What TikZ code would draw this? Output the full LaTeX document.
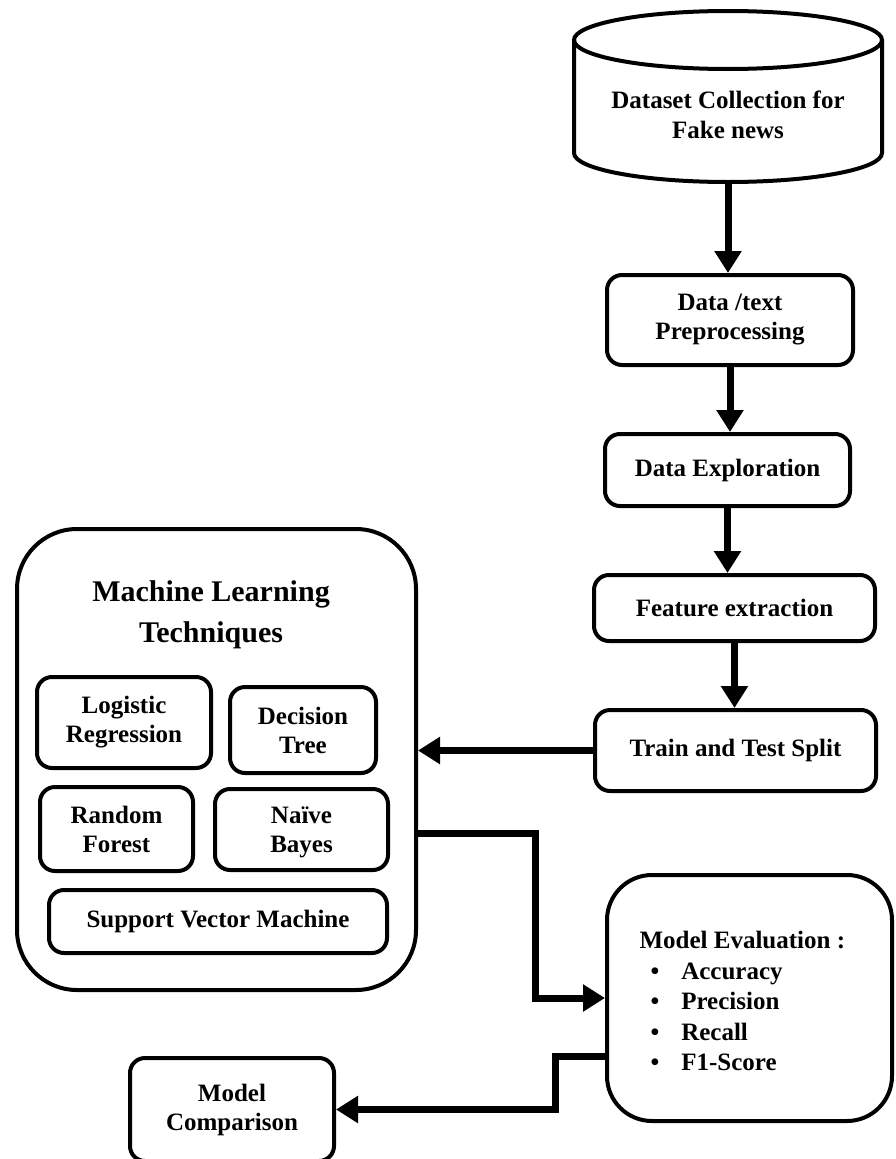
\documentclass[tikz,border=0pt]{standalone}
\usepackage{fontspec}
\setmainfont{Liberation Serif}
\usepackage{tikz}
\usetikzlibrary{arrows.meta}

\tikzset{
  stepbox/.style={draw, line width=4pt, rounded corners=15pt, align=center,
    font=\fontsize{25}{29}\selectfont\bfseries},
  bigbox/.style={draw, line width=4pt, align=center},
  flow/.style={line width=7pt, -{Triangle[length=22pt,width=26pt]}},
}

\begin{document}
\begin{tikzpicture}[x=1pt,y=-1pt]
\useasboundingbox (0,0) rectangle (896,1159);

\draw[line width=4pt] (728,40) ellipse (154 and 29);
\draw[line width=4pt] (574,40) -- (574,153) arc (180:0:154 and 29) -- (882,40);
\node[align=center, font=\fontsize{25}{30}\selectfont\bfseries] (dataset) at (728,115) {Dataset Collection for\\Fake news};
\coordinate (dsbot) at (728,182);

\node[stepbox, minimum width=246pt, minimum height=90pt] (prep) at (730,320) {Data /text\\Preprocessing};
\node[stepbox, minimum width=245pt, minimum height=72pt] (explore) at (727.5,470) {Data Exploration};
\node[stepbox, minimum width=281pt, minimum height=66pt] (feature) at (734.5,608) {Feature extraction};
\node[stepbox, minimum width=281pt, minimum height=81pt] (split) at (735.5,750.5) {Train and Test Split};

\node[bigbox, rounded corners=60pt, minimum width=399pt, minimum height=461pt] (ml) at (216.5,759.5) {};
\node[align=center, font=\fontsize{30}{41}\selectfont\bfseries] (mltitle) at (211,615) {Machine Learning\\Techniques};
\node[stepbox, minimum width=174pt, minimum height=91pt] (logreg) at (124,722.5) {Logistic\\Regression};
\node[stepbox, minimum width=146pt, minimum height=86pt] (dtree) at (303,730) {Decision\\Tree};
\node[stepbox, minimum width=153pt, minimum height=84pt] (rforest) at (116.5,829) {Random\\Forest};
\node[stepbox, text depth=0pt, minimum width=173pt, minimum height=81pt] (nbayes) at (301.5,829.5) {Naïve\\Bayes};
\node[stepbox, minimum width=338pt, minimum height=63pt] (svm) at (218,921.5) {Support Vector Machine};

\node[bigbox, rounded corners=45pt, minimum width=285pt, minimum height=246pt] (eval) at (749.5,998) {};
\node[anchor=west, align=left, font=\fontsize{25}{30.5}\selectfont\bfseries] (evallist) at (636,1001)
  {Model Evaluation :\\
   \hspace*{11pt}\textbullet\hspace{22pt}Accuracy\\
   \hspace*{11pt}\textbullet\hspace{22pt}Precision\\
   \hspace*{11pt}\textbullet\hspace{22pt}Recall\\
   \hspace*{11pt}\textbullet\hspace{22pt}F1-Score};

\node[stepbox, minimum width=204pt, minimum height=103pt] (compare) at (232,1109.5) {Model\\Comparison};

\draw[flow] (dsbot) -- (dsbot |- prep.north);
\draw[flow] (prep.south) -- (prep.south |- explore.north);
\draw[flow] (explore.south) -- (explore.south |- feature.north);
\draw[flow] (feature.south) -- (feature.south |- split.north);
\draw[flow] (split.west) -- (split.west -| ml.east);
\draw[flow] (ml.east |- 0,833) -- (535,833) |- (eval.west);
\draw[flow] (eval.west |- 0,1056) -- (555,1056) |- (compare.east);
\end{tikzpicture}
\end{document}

= = = = =

• WRITTEN PROBLEM
Copy out each line of the data containing the string "draw".

• ANSWER FOR THE TASK
What TikZ code would draw this? Output the full LaTeX document.
  stepbox/.style={draw, line width=4pt, rounded corners=15pt, align=center,
  bigbox/.style={draw, line width=4pt, align=center},
\draw[line width=4pt] (728,40) ellipse (154 and 29);
\draw[line width=4pt] (574,40) -- (574,153) arc (180:0:154 and 29) -- (882,40);
\draw[flow] (dsbot) -- (dsbot |- prep.north);
\draw[flow] (prep.south) -- (prep.south |- explore.north);
\draw[flow] (explore.south) -- (explore.south |- feature.north);
\draw[flow] (feature.south) -- (feature.south |- split.north);
\draw[flow] (split.west) -- (split.west -| ml.east);
\draw[flow] (ml.east |- 0,833) -- (535,833) |- (eval.west);
\draw[flow] (eval.west |- 0,1056) -- (555,1056) |- (compare.east);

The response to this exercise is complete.